● **What to work on**: From the listing below, copy every line with the word "this".

[Records with drawing code]

++++

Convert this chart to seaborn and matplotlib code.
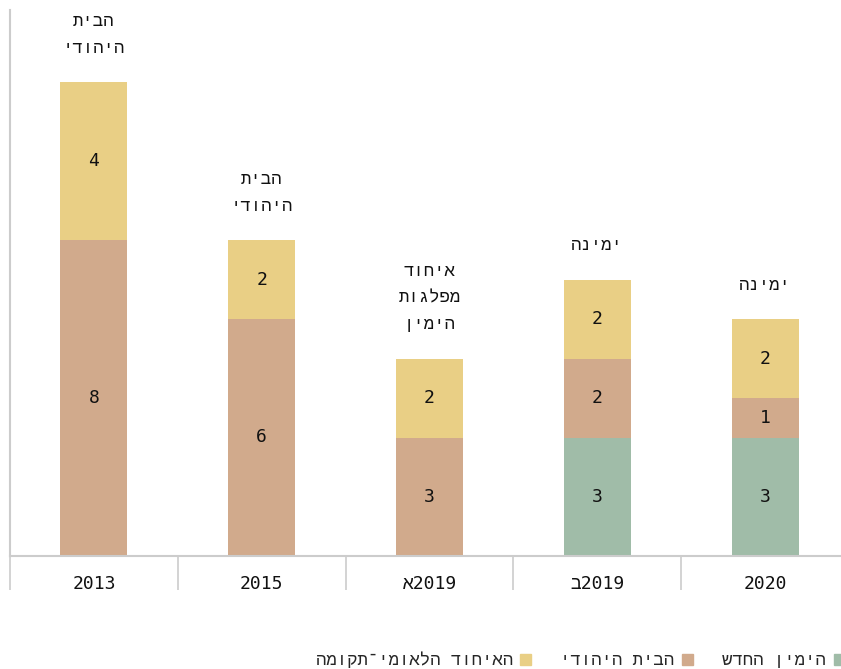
import re
import matplotlib
matplotlib.use("Agg")
import matplotlib.pyplot as plt
from matplotlib.patches import Patch
import seaborn as sns
import pandas as pd

# ---- data ----
categories = ["2013", "2015", "2019א", "2019ב", "2020"]
new_right = [0, 0, 0, 3, 3]          # הימין החדש
jewish_home = [8, 6, 3, 2, 1]        # הבית היהודי
national_union = [4, 2, 2, 2, 2]     # האיחוד הלאומי־תקומה
list_names = [["הבית", "היהודי"], ["הבית", "היהודי"],
              ["איחוד", "מפלגות", "הימין"], ["ימינה"], ["ימינה"]]
series_names = ["הימין החדש", "הבית היהודי", "האיחוד הלאומי־תקומה"]
colors = ["#a0bca8", "#d1aa8c", "#e9cf85"]


def vis(s):
    """Visual (left-to-right) order for right-to-left text."""
    runs = re.findall(r"\d+|\D+", s)
    return "".join(r if r.isdigit() else r[::-1] for r in reversed(runs))


sns.set_theme(style="white")
NUM_FONT = ["DejaVu Sans Mono", "Liberation Mono", "DejaVu Sans"]
HEB_FONT = ["Liberation Mono", "DejaVu Sans Mono", "DejaVu Sans"]
plt.rcParams["font.family"] = NUM_FONT
FS_NUM = 13
FS_HEB = 12.5
GRID = "#cccccc"
TXT = "#111111"

df = pd.DataFrame({
    "cat": [vis(c) for c in categories],
    "g": new_right,
    "t": jewish_home,
    "y": national_union,
})
df["gt"] = df["g"] + df["t"]
df["total"] = df["gt"] + df["y"]

fig = plt.figure(figsize=(8.41, 6.69), dpi=100)
ax = fig.add_axes([10 / 841, 113 / 669, 839 / 841, 546 / 669])

for col, c in [("total", colors[2]), ("gt", colors[1]), ("g", colors[0])]:
    sns.barplot(data=df, x="cat", y=col, color=c, saturation=1, width=0.4,
                edgecolor="none", ax=ax)

# segment values and list names
for i in range(len(categories)):
    bottom = 0
    for vals in (new_right, jewish_home, national_union):
        v = vals[i]
        if v > 0:
            ax.text(i, bottom + v / 2, str(v), ha="center", va="center",
                    fontsize=FS_NUM, color=TXT, family=NUM_FONT)
        bottom += v
    total = df["total"].iloc[i]
    ax.annotate("\n".join(vis(w) for w in list_names[i]), (i, total),
                xytext=(0, 19), textcoords="offset points",
                ha="center", va="bottom", fontsize=FS_HEB, color=TXT,
                linespacing=1.95, family=HEB_FONT)

ax.set_xlim(-0.5, len(categories) - 0.5)
ax.set_ylim(0, 546 / 39.5)
ax.set_xlabel("")
ax.set_ylabel("")
ax.set_yticks([])
for s in ("top", "right"):
    ax.spines[s].set_visible(False)
for s in ("left", "bottom"):
    ax.spines[s].set_color(GRID)
    ax.spines[s].set_linewidth(1.5)

ax.set_xticks(range(len(categories)))
ax.set_xticks([i - 0.5 for i in range(len(categories) + 1)], minor=True)
ax.tick_params(axis="x", which="major", length=0, pad=14, labelsize=FS_NUM,
               labelcolor=TXT)
ax.tick_params(axis="x", which="minor", bottom=True, length=24.5, width=1.2,
               color=GRID, direction="out")

handles = [Patch(color=colors[2]), Patch(color=colors[1]), Patch(color=colors[0])]
labels = [vis(series_names[2]), vis(series_names[1]), vis(series_names[0])]
fig.legend(handles, labels, loc="lower right", bbox_to_anchor=(1.008, -0.004),
           ncol=3, frameon=False, markerfirst=False,
           prop={"family": HEB_FONT, "size": FS_HEB},
           handlelength=0.6, handleheight=0.6, handletextpad=0.45,
           columnspacing=1.7, borderpad=0.2, borderaxespad=0.0)

fig.savefig("out.png", dpi=100)
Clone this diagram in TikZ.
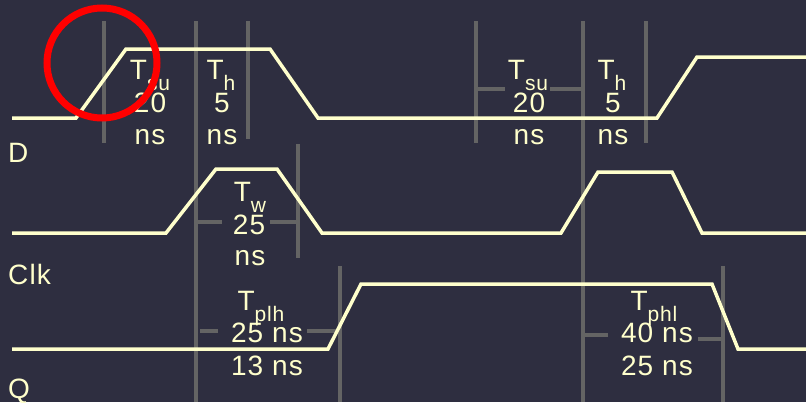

++++

● **Complete output**:
Convert this chart to seaborn and matplotlib code.
Clone this diagram in TikZ.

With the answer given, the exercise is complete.